Word for word, give the material below again, minus any images.

◆ ◆ ◆ ◆

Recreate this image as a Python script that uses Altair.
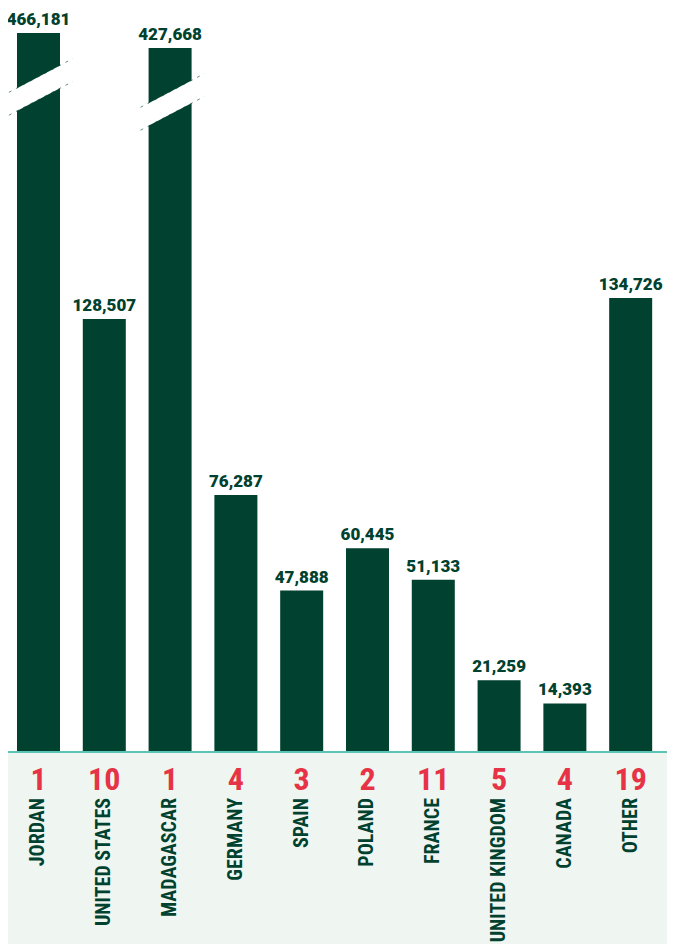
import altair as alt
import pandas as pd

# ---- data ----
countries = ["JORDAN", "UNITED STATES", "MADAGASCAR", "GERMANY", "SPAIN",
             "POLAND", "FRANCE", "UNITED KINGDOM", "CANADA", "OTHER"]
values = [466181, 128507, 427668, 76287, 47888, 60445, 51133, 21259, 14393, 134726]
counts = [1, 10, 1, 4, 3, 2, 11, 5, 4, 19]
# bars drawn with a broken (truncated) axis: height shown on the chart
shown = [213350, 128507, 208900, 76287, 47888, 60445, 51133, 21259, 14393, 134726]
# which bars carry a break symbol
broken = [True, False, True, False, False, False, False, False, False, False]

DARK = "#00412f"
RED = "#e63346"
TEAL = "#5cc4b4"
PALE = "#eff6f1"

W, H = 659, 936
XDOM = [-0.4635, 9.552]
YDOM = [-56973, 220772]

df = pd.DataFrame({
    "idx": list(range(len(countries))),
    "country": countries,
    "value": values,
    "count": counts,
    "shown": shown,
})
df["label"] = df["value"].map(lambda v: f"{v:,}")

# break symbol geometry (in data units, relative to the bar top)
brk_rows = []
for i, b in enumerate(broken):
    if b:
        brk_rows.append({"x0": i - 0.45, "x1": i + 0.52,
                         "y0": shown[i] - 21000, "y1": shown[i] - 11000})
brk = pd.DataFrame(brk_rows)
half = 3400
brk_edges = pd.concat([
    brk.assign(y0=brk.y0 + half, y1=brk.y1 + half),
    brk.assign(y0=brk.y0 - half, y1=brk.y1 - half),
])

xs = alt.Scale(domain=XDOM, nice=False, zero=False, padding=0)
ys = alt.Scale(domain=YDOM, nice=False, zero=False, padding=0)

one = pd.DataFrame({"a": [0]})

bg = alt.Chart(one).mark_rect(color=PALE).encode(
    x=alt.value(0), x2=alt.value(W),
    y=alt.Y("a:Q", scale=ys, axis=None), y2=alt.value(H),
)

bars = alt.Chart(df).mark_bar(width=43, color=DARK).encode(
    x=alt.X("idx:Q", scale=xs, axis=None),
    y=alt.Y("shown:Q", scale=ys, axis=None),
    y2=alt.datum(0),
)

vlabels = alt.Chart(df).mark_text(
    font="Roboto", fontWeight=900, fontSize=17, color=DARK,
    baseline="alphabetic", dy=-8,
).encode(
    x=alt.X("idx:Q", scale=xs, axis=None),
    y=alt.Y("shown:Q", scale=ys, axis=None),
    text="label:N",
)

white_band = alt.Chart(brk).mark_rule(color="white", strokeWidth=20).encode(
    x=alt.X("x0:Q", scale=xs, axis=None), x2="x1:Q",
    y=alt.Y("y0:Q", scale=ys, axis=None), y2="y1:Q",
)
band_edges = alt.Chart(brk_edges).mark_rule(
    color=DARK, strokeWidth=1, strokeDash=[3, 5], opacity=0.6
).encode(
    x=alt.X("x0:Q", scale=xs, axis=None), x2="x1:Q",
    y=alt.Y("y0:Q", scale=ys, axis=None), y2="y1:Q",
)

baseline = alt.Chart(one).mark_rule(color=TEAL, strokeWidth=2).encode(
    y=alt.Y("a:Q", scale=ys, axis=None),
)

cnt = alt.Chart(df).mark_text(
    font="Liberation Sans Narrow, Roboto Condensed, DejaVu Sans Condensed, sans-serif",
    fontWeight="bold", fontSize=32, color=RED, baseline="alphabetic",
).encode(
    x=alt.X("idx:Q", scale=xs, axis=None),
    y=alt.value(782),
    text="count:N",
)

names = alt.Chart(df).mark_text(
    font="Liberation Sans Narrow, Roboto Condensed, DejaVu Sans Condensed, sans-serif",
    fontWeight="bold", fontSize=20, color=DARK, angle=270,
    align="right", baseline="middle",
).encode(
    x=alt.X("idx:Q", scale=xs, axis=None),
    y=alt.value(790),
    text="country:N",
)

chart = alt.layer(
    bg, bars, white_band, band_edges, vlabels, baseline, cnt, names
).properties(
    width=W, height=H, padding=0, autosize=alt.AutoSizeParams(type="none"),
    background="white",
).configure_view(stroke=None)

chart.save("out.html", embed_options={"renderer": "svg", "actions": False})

◆ ◆ ◆ ◆

- FINAL RESULT -
Recreate this image as a Python script that uses Altair.
import altair as alt
import pandas as pd

# ---- data ----
countries = ["JORDAN", "UNITED STATES", "MADAGASCAR", "GERMANY", "SPAIN",
             "POLAND", "FRANCE", "UNITED KINGDOM", "CANADA", "OTHER"]
values = [466181, 128507, 427668, 76287, 47888, 60445, 51133, 21259, 14393, 134726]
counts = [1, 10, 1, 4, 3, 2, 11, 5, 4, 19]
# bars drawn with a broken (truncated) axis: height shown on the chart
shown = [213350, 128507, 208900, 76287, 47888, 60445, 51133, 21259, 14393, 134726]
# which bars carry a break symbol
broken = [True, False, True, False, False, False, False, False, False, False]

DARK = "#00412f"
RED = "#e63346"
TEAL = "#5cc4b4"
PALE = "#eff6f1"

W, H = 659, 936
XDOM = [-0.4635, 9.552]
YDOM = [-56973, 220772]

df = pd.DataFrame({
    "idx": list(range(len(countries))),
    "country": countries,
    "value": values,
    "count": counts,
    "shown": shown,
})
df["label"] = df["value"].map(lambda v: f"{v:,}")

# break symbol geometry (in data units, relative to the bar top)
brk_rows = []
for i, b in enumerate(broken):
    if b:
        brk_rows.append({"x0": i - 0.45, "x1": i + 0.52,
                         "y0": shown[i] - 21000, "y1": shown[i] - 11000})
brk = pd.DataFrame(brk_rows)
half = 3400
brk_edges = pd.concat([
    brk.assign(y0=brk.y0 + half, y1=brk.y1 + half),
    brk.assign(y0=brk.y0 - half, y1=brk.y1 - half),
])

xs = alt.Scale(domain=XDOM, nice=False, zero=False, padding=0)
ys = alt.Scale(domain=YDOM, nice=False, zero=False, padding=0)

one = pd.DataFrame({"a": [0]})

bg = alt.Chart(one).mark_rect(color=PALE).encode(
    x=alt.value(0), x2=alt.value(W),
    y=alt.Y("a:Q", scale=ys, axis=None), y2=alt.value(H),
)

bars = alt.Chart(df).mark_bar(width=43, color=DARK).encode(
    x=alt.X("idx:Q", scale=xs, axis=None),
    y=alt.Y("shown:Q", scale=ys, axis=None),
    y2=alt.datum(0),
)

vlabels = alt.Chart(df).mark_text(
    font="Roboto", fontWeight=900, fontSize=17, color=DARK,
    baseline="alphabetic", dy=-8,
).encode(
    x=alt.X("idx:Q", scale=xs, axis=None),
    y=alt.Y("shown:Q", scale=ys, axis=None),
    text="label:N",
)

white_band = alt.Chart(brk).mark_rule(color="white", strokeWidth=20).encode(
    x=alt.X("x0:Q", scale=xs, axis=None), x2="x1:Q",
    y=alt.Y("y0:Q", scale=ys, axis=None), y2="y1:Q",
)
band_edges = alt.Chart(brk_edges).mark_rule(
    color=DARK, strokeWidth=1, strokeDash=[3, 5], opacity=0.6
).encode(
    x=alt.X("x0:Q", scale=xs, axis=None), x2="x1:Q",
    y=alt.Y("y0:Q", scale=ys, axis=None), y2="y1:Q",
)

baseline = alt.Chart(one).mark_rule(color=TEAL, strokeWidth=2).encode(
    y=alt.Y("a:Q", scale=ys, axis=None),
)

cnt = alt.Chart(df).mark_text(
    font="Liberation Sans Narrow, Roboto Condensed, DejaVu Sans Condensed, sans-serif",
    fontWeight="bold", fontSize=32, color=RED, baseline="alphabetic",
).encode(
    x=alt.X("idx:Q", scale=xs, axis=None),
    y=alt.value(782),
    text="count:N",
)

names = alt.Chart(df).mark_text(
    font="Liberation Sans Narrow, Roboto Condensed, DejaVu Sans Condensed, sans-serif",
    fontWeight="bold", fontSize=20, color=DARK, angle=270,
    align="right", baseline="middle",
).encode(
    x=alt.X("idx:Q", scale=xs, axis=None),
    y=alt.value(790),
    text="country:N",
)

chart = alt.layer(
    bg, bars, white_band, band_edges, vlabels, baseline, cnt, names
).properties(
    width=W, height=H, padding=0, autosize=alt.AutoSizeParams(type="none"),
    background="white",
).configure_view(stroke=None)

chart.save("out.html", embed_options={"renderer": "svg", "actions": False})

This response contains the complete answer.